The government clearly faced a daunting task as the third year of the war got underway. Lt. Col. Elias Greene, the Chief Quartermaster for the Department of Washington, hatched a plan. In early May 1863, he wrote to Gen. Samuel P. Heintzelman, commander of the Department. Greene viewed the population of dependent contrabands as a "dead weight on the Government." (Berlin et al. 298.) The Chief Quartermaster reminded Heitzelman that lands abandoned by "rebel owners" in Virginia were "now lying idle." (in Berlin et al. 298.) He observed:
On quite a number of these farms the houses are left standing--of these, there are enough to provide quarters for, from 500 to 750 field hands, with a very small outlay for additions and improvements. (in Berlin et al. 298.)
The Chief Quartermaster suggested:
The force of contrabands, males and females, now idle in this City. . . can be employed to very great advantage in cultivating the above lands, raising corn and millet, cutting Hay . . . for this Department. (in Berlin et al. 298.)
Greene felt that there would be "a decided advantage afforded to [the contrabands] of the salutary effects of good pure country air." (in Berlin et al. 298.) Moreover "a return to their previous healthy avocations as 'field hands' under much happier auspices than heretofore, . . . must prove beneficial to them, and will tend to prevent the increase of diseases now prevalent among them." (in Berlin et al. 298.)

Greene concluded:
The arrangement I propose will not only in my opinion conduce to the sanitary and moral improvements of the contrabands, but will save the Govt an immense amount of money. (in Berlin 298.)
Greene recommended that Nichols, who agreed with the plan, remain as Superintendent. The Chief Quartermaster also asked for a response to his proposal within 48 hours so that farming could start before the imminent end of the planting season.

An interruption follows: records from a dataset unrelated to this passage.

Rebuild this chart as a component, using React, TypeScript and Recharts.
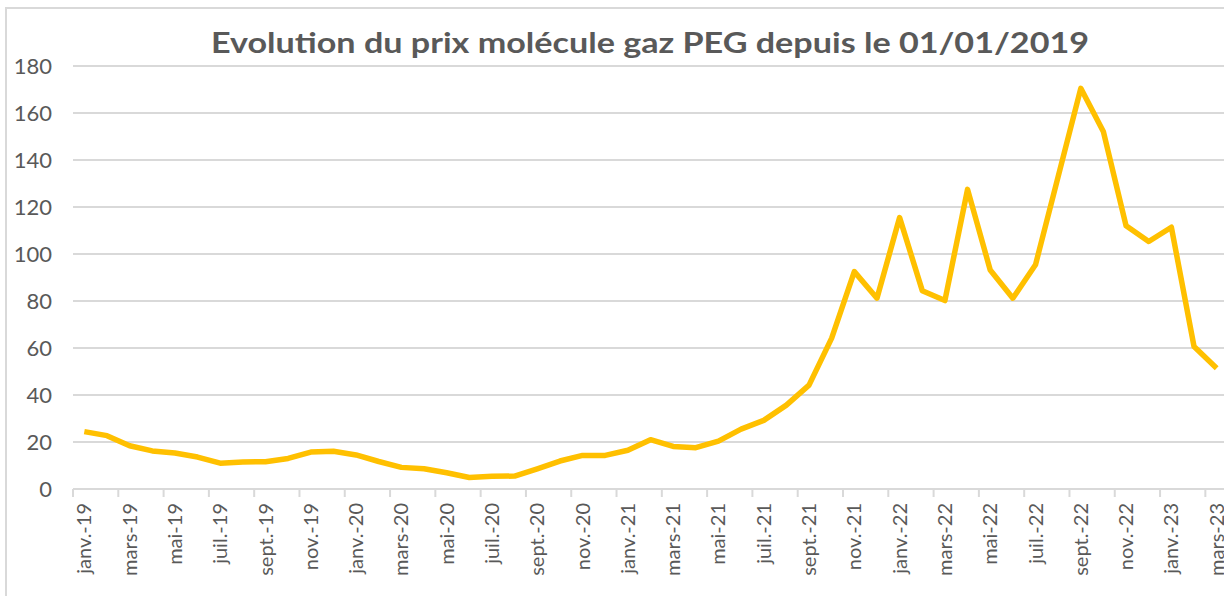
import React from 'react';
import { LineChart, Line, XAxis, YAxis, CartesianGrid } from 'recharts';

// month labels, janv.-19 .. mars-23
const monthNames = ['janv.', 'févr.', 'mars', 'avr.', 'mai', 'juin', 'juil.', 'août', 'sept.', 'oct.', 'nov.', 'déc.'];
const years = ['19', '20', '21', '22', '23'];
const months = years.flatMap((y) => monthNames.map((m) => `${m}-${y}`)).slice(0, 51);

// prix molécule gaz PEG (€/MWh)
const prices = [
  24.4, 22.7, 18.4, 16.2, 15.3, 13.6, 11.0, 11.5, 11.6, 13.0, 15.7, 16.1,
  14.5, 11.7, 9.2, 8.6, 6.9, 4.9, 5.4, 5.5, 8.6, 11.9, 14.3, 14.3,
  16.5, 21.0, 18.1, 17.6, 20.4, 25.5, 29.2, 35.7, 44.2, 64.2, 92.5, 81.2,
  115.5, 84.4, 80.2, 127.5, 93.2, 81.2, 95.4, 132.9, 170.5, 152.0, 112.0, 105.3,
  111.4, 60.6, 51.4,
];

const yTicks = [0, 20, 40, 60, 80, 100, 120, 140, 160, 180];

const title = 'Evolution du prix molécule gaz PEG depuis le 01/01/2019';

const data = months.map((month, i) => ({ month, price: prices[i] }));

const FONT = 'Lato, "Open Sans", sans-serif';
const GREY_TEXT = '#595959';
const GREY_LINE = '#d9d9d9';

function MonthTick(props: any) {
  const { x, y, payload } = props;
  const half = payload && payload.offset ? payload.offset : 11.3;
  return (
    <g>
      <line x1={x - half} x2={x - half} y1={y} y2={y + 8} stroke={GREY_LINE} strokeWidth={2} />
      <g transform={`translate(${x},${y + 14})`}>
        <text
          transform="rotate(-90)"
          textAnchor="end"
          dy="0.35em"
          fill={GREY_TEXT}
          fontSize={20}
          fontFamily={FONT}
        >
          {payload.value}
        </text>
      </g>
    </g>
  );
}

export default function App() {
  return (
    <div style={{ position: 'absolute', left: 0, top: 0, width: 1224, height: 596, overflow: 'hidden', background: '#fff' }}>
      <div
        style={{
          position: 'absolute',
          left: 5,
          top: 7,
          width: 1400,
          height: 800,
          border: `2px solid ${GREY_LINE}`,
          boxSizing: 'border-box',
        }}
      />
      <svg style={{ position: 'absolute', left: 0, top: 0 }} width={1224} height={70}>
        <text
          x={650}
          y={53}
          textAnchor="middle"
          fontFamily={FONT}
          fontWeight="bold"
          fontSize={29}
          fill={GREY_TEXT}
          textLength={878}
          lengthAdjust="spacingAndGlyphs"
        >
          {title}
        </text>
      </svg>
      <div style={{ position: 'absolute', left: 0, top: 0 }}>
        <LineChart width={1228} height={596} data={data} margin={{ top: 66, right: 0, bottom: 0, left: 0 }}>
          <CartesianGrid vertical={false} stroke={GREY_LINE} strokeWidth={2} />
          <XAxis
            dataKey="month"
            scale="band"
            interval={1}
            height={107}
            tickLine={false}
            tickSize={0}
            tickMargin={0}
            axisLine={{ stroke: GREY_LINE, strokeWidth: 2 }}
            tick={<MonthTick />}
          />
          <YAxis
            domain={[0, 180]}
            ticks={yTicks}
            width={73}
            axisLine={false}
            tickLine={false}
            tickSize={0}
            tickMargin={21}
            tick={{ fill: GREY_TEXT, fontSize: 22, fontFamily: FONT }}
          />
          <Line
            type="linear"
            dataKey="price"
            stroke="#ffc000"
            strokeWidth={5.5}
            strokeLinejoin="round"
            dot={false}
            isAnimationActive={false}
          />
        </LineChart>
      </div>
    </div>
  );
}
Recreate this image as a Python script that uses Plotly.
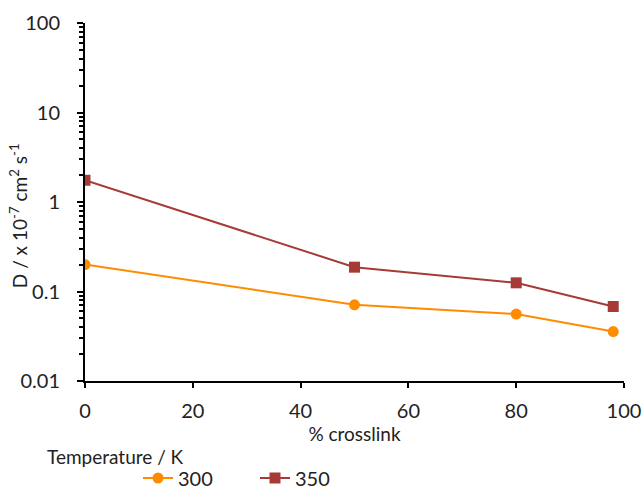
import plotly.graph_objects as go

crosslink = [0, 50, 80, 98]
d_300 = [0.20, 0.071, 0.056, 0.0357]
d_350 = [1.75, 0.187, 0.125, 0.068]
x_ticks = [0, 20, 40, 60, 80, 100]
y_ticks = [0.01, 0.1, 1, 10, 100]
y_ticktext = ["0.01", "0.1", "1", "10", "100"]

FONT = "Lato"
ORANGE = "#FF8C00"
RED = "#A63B35"

# plot area in pixels
L, R, T, B = 85, 624, 23, 380.7
PW, PH = R - L, B - T

fig = go.Figure()
fig.add_trace(go.Scatter(x=crosslink, y=d_300, name="300", mode="lines+markers",
                         line=dict(color=ORANGE, width=2),
                         marker=dict(symbol="circle", size=11, color=ORANGE)))
fig.add_trace(go.Scatter(x=crosslink, y=d_350, name="350", mode="lines+markers",
                         line=dict(color=RED, width=2),
                         marker=dict(symbol="square", size=11, color=RED)))

fig.update_layout(
    width=644, height=490,
    margin=dict(l=L, r=644 - R, t=T, b=490 - B),
    paper_bgcolor="white", plot_bgcolor="white",
    font=dict(family=FONT, size=20, color="#222"),
    showlegend=True,
    legend=dict(orientation="h", xref="container", yref="container",
                x=138 / 644, xanchor="left", y=1 - 478 / 490, yanchor="middle",
                font=dict(size=20), itemwidth=30, entrywidth=72, tracegroupgap=0),
    annotations=[
        dict(text="Temperature / K", xref="paper", yref="paper",
             x=(45 - L) / PW, y=-(456 - B) / PH, xanchor="left", yanchor="middle",
             showarrow=False, font=dict(size=19)),
        dict(text="D / x 10<sup>-7</sup> cm<sup>2</sup> s<sup>-1</sup>", xref="paper", yref="paper",
             x=(18 - L) / PW, y=(B - 216) / PH, xanchor="center", yanchor="middle",
             textangle=-90, showarrow=False, font=dict(size=19)),
    ],
)
fig.update_xaxes(range=[0, 100], tickvals=x_ticks, automargin=False,
                 showgrid=False, zeroline=False, showline=True, linecolor="black",
                 linewidth=2, ticks="outside", ticklen=5, tickcolor="black", tickwidth=2,
                 ticklabelstandoff=6,
                 title=dict(text="% crosslink", standoff=3, font=dict(size=19)))
fig.update_yaxes(type="log", range=[-2, 2], tickvals=y_ticks, ticktext=y_ticktext,
                 automargin=False,
                 showgrid=False, zeroline=False, showline=True, linecolor="black",
                 linewidth=2, ticks="outside", ticklen=6, tickcolor="black", tickwidth=2,
                 ticklabelstandoff=13,
                 minor=dict(ticks="outside", ticklen=4, tickcolor="black", tickwidth=1.5,
                            dtick="D1", showgrid=False))
fig.write_html("out.html")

Heintzelman approved Greene's plan, and Quartermaster General Montgomery Meigs added his endorsement. On May 14, Secretary of War Edwin M. Stanton agreed to the proposed system of contraband camps in Virginia, and a week later, Heintzelman formally issued orders authorizing Greene to execute his plan by relocating dependent contrabands to abandoned secessionist lands in Virginia. (General Orders No. 28, May 22, 1863.) The social experiment across the Potomac would begin in earnest.

Up Next: Nichols establishes five camps throughout Arlington and Fairfax.

Sources
Ira Berlin et al., Freedom: A Documentary History of Emancipation, 1861-1867, Selected from the Holdings of the National Archives of the United States, Series I, Volume II, The Wartime Genesis of Free Labor: The Upper South (1993); John H. Eicher & David J. Eicher, Civil War High Commands (2001); Allen C. Guelzo, Lincoln's Emancipation Proclamation: The End of Slavery in America (2004); Robert Harrison, Washington During Civil War and Reconstruction: Race and Radicalism (2011); National Park Service, "Freedman's Village," Arlington House, The Robert E. Lee Memorial (website); National Park Service, Historic American Landscapes Survey: Theodore Roosevelt Island.